WHAT NEEDS TO BE DONE
Quote each line of the material verbatim, without the pictures.
:: GIVEN DATA ::
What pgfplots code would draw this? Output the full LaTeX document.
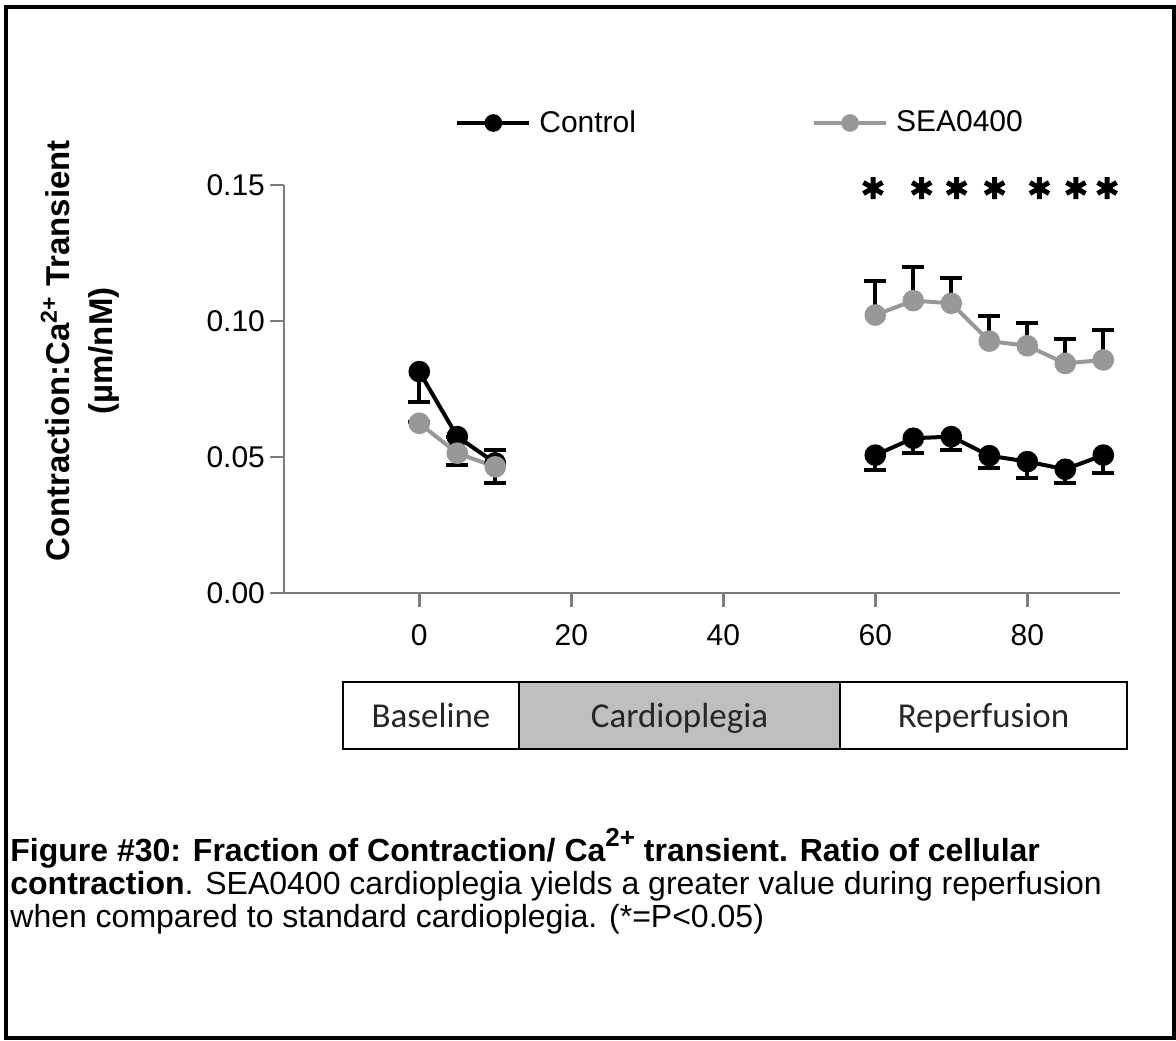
\documentclass[border=0pt]{standalone}
\usepackage{pgfplots}
\pgfplotsset{compat=1.18}
\usepackage{pgfplotstable}
\usepackage{fontspec}
\setmainfont{Liberation Sans}
\newfontfamily\calibri{Carlito}
\definecolor{axgray}{RGB}{125,125,125}
\definecolor{seagray}{RGB}{152,152,152}
\definecolor{boxgray}{RGB}{191,191,191}

% control: mean and downward SEM; nan row breaks the line over cardioplegia
\pgfplotstableread{
x    y       e
0    0.0814  0.0111
5    0.0575  0.0105
10   0.0478  0.0072
35   nan     nan
60   0.0507  0.0055
65   0.0569  0.0055
70   0.0575  0.0049
75   0.0505  0.0047
80   0.0483  0.0061
85   0.0455  0.0052
90   0.0507  0.0065
}\ctrl
% SEA0400: mean and upward SEM
\pgfplotstableread{
x    y       e
0    0.0624  0.0005
5    0.0514  0.0060
10   0.0464  0.0062
35   nan     nan
60   0.1022  0.0126
65   0.1075  0.0122
70   0.1065  0.0092
75   0.0926  0.0094
80   0.0909  0.0083
85   0.0844  0.0089
90   0.0857  0.0110
}\sea

\begin{document}
\begin{tikzpicture}
\useasboundingbox (0,0) rectangle (588pt,-520pt);
\begin{axis}[
  at={(142pt,-296.5pt)}, anchor=south west,
  scale only axis, width=418pt, height=204pt,
  xmin=-17.8, xmax=92.2, ymin=0, ymax=0.15,
  axis x line*=bottom, axis y line*=left,
  axis line style={axgray,line width=1.4pt,-},
  tick style={axgray,line width=1.4pt},
  tick align=outside, major tick length=7pt,
  xtick={0,20,40,60,80}, ytick={0,0.05,0.1,0.15},
  xticklabels={0,20,40,60,80}, yticklabels={0.00,0.05,0.10,0.15},
  tick label style={font=\fontsize{15}{17}\selectfont},
  xticklabel style={yshift=-5pt},
  yticklabel style={xshift=1pt},
  clip=false, unbounded coords=jump,
  legend columns=2,
  legend style={at={(axis description cs:0.2045,1.152)}, anchor=west,
    draw=none, fill=none, inner sep=0pt, font=\fontsize{15}{18}\selectfont,
    /tikz/every even column/.append style={column sep=86pt},
    /tikz/every odd column/.append style={column sep=2pt}},
  legend image code/.code={\draw[mark repeat=2,mark phase=2,#1,mark size=3.4pt]
    plot coordinates {(0pt,0pt) (18pt,0pt) (36pt,0pt)};},
]
\addplot[black, line width=2pt, mark=*, mark size=4.4pt,
  mark options={fill=black,draw=black},
  error bars/.cd, y dir=minus, y explicit,
  error bar style={black,line width=2pt},
  error mark options={rotate=90,black,line width=2pt,mark size=5.5pt}]
  table[x=x,y=y,y error=e] {\ctrl};
\addplot[seagray, line width=2pt, mark=*, mark size=4.4pt,
  mark options={fill=seagray,draw=seagray},
  error bars/.cd, y dir=plus, y explicit,
  error bar style={black,line width=2pt},
  error mark options={rotate=90,black,line width=2pt,mark size=5.5pt}]
  table[x=x,y=y,y error=e] {\sea};
\legend{Control,SEA0400}
% significance asterisks
\addplot[forget plot, only marks, mark=asterisk, mark size=5.5pt, line width=2.5pt, black]
  coordinates {(59.7,0.1489) (66.1,0.1489) (70.7,0.1489) (75.7,0.1489)
               (81.6,0.1489) (86.4,0.1489) (90.5,0.1489)};
\end{axis}

\begin{scope}[x=0.5pt,y=-0.5pt]
\draw[line width=2pt] (6,7) rectangle (1174,1038);
\node[rotate=90, align=center, font=\bfseries\fontsize{16.5}{21.5}\selectfont]
  at (80,351) {Contraction:Ca\textsuperscript{2+} Transient\\(µm/nM)};
% protocol timeline
\draw[line width=1pt] (343,682) rectangle (519,749);
\filldraw[line width=1pt, fill=boxgray] (519,682) rectangle (840,749);
\draw[line width=1pt] (840,682) rectangle (1127,749);
\node[anchor=base, font=\calibri\fontsize{17.5}{20}\selectfont, text=black!85] at (431,727) {Baseline};
\node[anchor=base, font=\calibri\fontsize{17.5}{20}\selectfont, text=black!85] at (679.5,727) {Cardioplegia};
\node[anchor=base, font=\calibri\fontsize{17.5}{20}\selectfont, text=black!85] at (983.5,727) {Reperfusion};
% caption
\node[anchor=base west, inner sep=0pt, font=\bfseries\fontsize{16}{19}\selectfont]
  at (10,861) {Figure \#30: Fraction of Contraction/ Ca\raisebox{0.45em}{\fontsize{13}{15}\selectfont 2+} transient. Ratio of cellular};
\node[anchor=base west, inner sep=0pt, font=\fontsize{16}{19}\selectfont]
  at (10,894) {\textbf{contraction}. SEA0400 cardioplegia yields a greater value during reperfusion};
\node[anchor=base west, inner sep=0pt, font=\fontsize{16}{19}\selectfont]
  at (10,927) {when compared to standard cardioplegia. (*=P<0.05)};
\end{scope}
\end{tikzpicture}
\end{document}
:::
RESPONSE TO THIS EXERCISE
What pgfplots code would draw this? Output the full LaTeX document.
\documentclass[border=0pt]{standalone}
\usepackage{pgfplots}
\pgfplotsset{compat=1.18}
\usepackage{pgfplotstable}
\usepackage{fontspec}
\setmainfont{Liberation Sans}
\newfontfamily\calibri{Carlito}
\definecolor{axgray}{RGB}{125,125,125}
\definecolor{seagray}{RGB}{152,152,152}
\definecolor{boxgray}{RGB}{191,191,191}

% control: mean and downward SEM; nan row breaks the line over cardioplegia
\pgfplotstableread{
x    y       e
0    0.0814  0.0111
5    0.0575  0.0105
10   0.0478  0.0072
35   nan     nan
60   0.0507  0.0055
65   0.0569  0.0055
70   0.0575  0.0049
75   0.0505  0.0047
80   0.0483  0.0061
85   0.0455  0.0052
90   0.0507  0.0065
}\ctrl
% SEA0400: mean and upward SEM
\pgfplotstableread{
x    y       e
0    0.0624  0.0005
5    0.0514  0.0060
10   0.0464  0.0062
35   nan     nan
60   0.1022  0.0126
65   0.1075  0.0122
70   0.1065  0.0092
75   0.0926  0.0094
80   0.0909  0.0083
85   0.0844  0.0089
90   0.0857  0.0110
}\sea

\begin{document}
\begin{tikzpicture}
\useasboundingbox (0,0) rectangle (588pt,-520pt);
\begin{axis}[
  at={(142pt,-296.5pt)}, anchor=south west,
  scale only axis, width=418pt, height=204pt,
  xmin=-17.8, xmax=92.2, ymin=0, ymax=0.15,
  axis x line*=bottom, axis y line*=left,
  axis line style={axgray,line width=1.4pt,-},
  tick style={axgray,line width=1.4pt},
  tick align=outside, major tick length=7pt,
  xtick={0,20,40,60,80}, ytick={0,0.05,0.1,0.15},
  xticklabels={0,20,40,60,80}, yticklabels={0.00,0.05,0.10,0.15},
  tick label style={font=\fontsize{15}{17}\selectfont},
  xticklabel style={yshift=-5pt},
  yticklabel style={xshift=1pt},
  clip=false, unbounded coords=jump,
  legend columns=2,
  legend style={at={(axis description cs:0.2045,1.152)}, anchor=west,
    draw=none, fill=none, inner sep=0pt, font=\fontsize{15}{18}\selectfont,
    /tikz/every even column/.append style={column sep=86pt},
    /tikz/every odd column/.append style={column sep=2pt}},
  legend image code/.code={\draw[mark repeat=2,mark phase=2,#1,mark size=3.4pt]
    plot coordinates {(0pt,0pt) (18pt,0pt) (36pt,0pt)};},
]
\addplot[black, line width=2pt, mark=*, mark size=4.4pt,
  mark options={fill=black,draw=black},
  error bars/.cd, y dir=minus, y explicit,
  error bar style={black,line width=2pt},
  error mark options={rotate=90,black,line width=2pt,mark size=5.5pt}]
  table[x=x,y=y,y error=e] {\ctrl};
\addplot[seagray, line width=2pt, mark=*, mark size=4.4pt,
  mark options={fill=seagray,draw=seagray},
  error bars/.cd, y dir=plus, y explicit,
  error bar style={black,line width=2pt},
  error mark options={rotate=90,black,line width=2pt,mark size=5.5pt}]
  table[x=x,y=y,y error=e] {\sea};
\legend{Control,SEA0400}
% significance asterisks
\addplot[forget plot, only marks, mark=asterisk, mark size=5.5pt, line width=2.5pt, black]
  coordinates {(59.7,0.1489) (66.1,0.1489) (70.7,0.1489) (75.7,0.1489)
               (81.6,0.1489) (86.4,0.1489) (90.5,0.1489)};
\end{axis}

\begin{scope}[x=0.5pt,y=-0.5pt]
\draw[line width=2pt] (6,7) rectangle (1174,1038);
\node[rotate=90, align=center, font=\bfseries\fontsize{16.5}{21.5}\selectfont]
  at (80,351) {Contraction:Ca\textsuperscript{2+} Transient\\(µm/nM)};
% protocol timeline
\draw[line width=1pt] (343,682) rectangle (519,749);
\filldraw[line width=1pt, fill=boxgray] (519,682) rectangle (840,749);
\draw[line width=1pt] (840,682) rectangle (1127,749);
\node[anchor=base, font=\calibri\fontsize{17.5}{20}\selectfont, text=black!85] at (431,727) {Baseline};
\node[anchor=base, font=\calibri\fontsize{17.5}{20}\selectfont, text=black!85] at (679.5,727) {Cardioplegia};
\node[anchor=base, font=\calibri\fontsize{17.5}{20}\selectfont, text=black!85] at (983.5,727) {Reperfusion};
% caption
\node[anchor=base west, inner sep=0pt, font=\bfseries\fontsize{16}{19}\selectfont]
  at (10,861) {Figure \#30: Fraction of Contraction/ Ca\raisebox{0.45em}{\fontsize{13}{15}\selectfont 2+} transient. Ratio of cellular};
\node[anchor=base west, inner sep=0pt, font=\fontsize{16}{19}\selectfont]
  at (10,894) {\textbf{contraction}. SEA0400 cardioplegia yields a greater value during reperfusion};
\node[anchor=base west, inner sep=0pt, font=\fontsize{16}{19}\selectfont]
  at (10,927) {when compared to standard cardioplegia. (*=P<0.05)};
\end{scope}
\end{tikzpicture}
\end{document}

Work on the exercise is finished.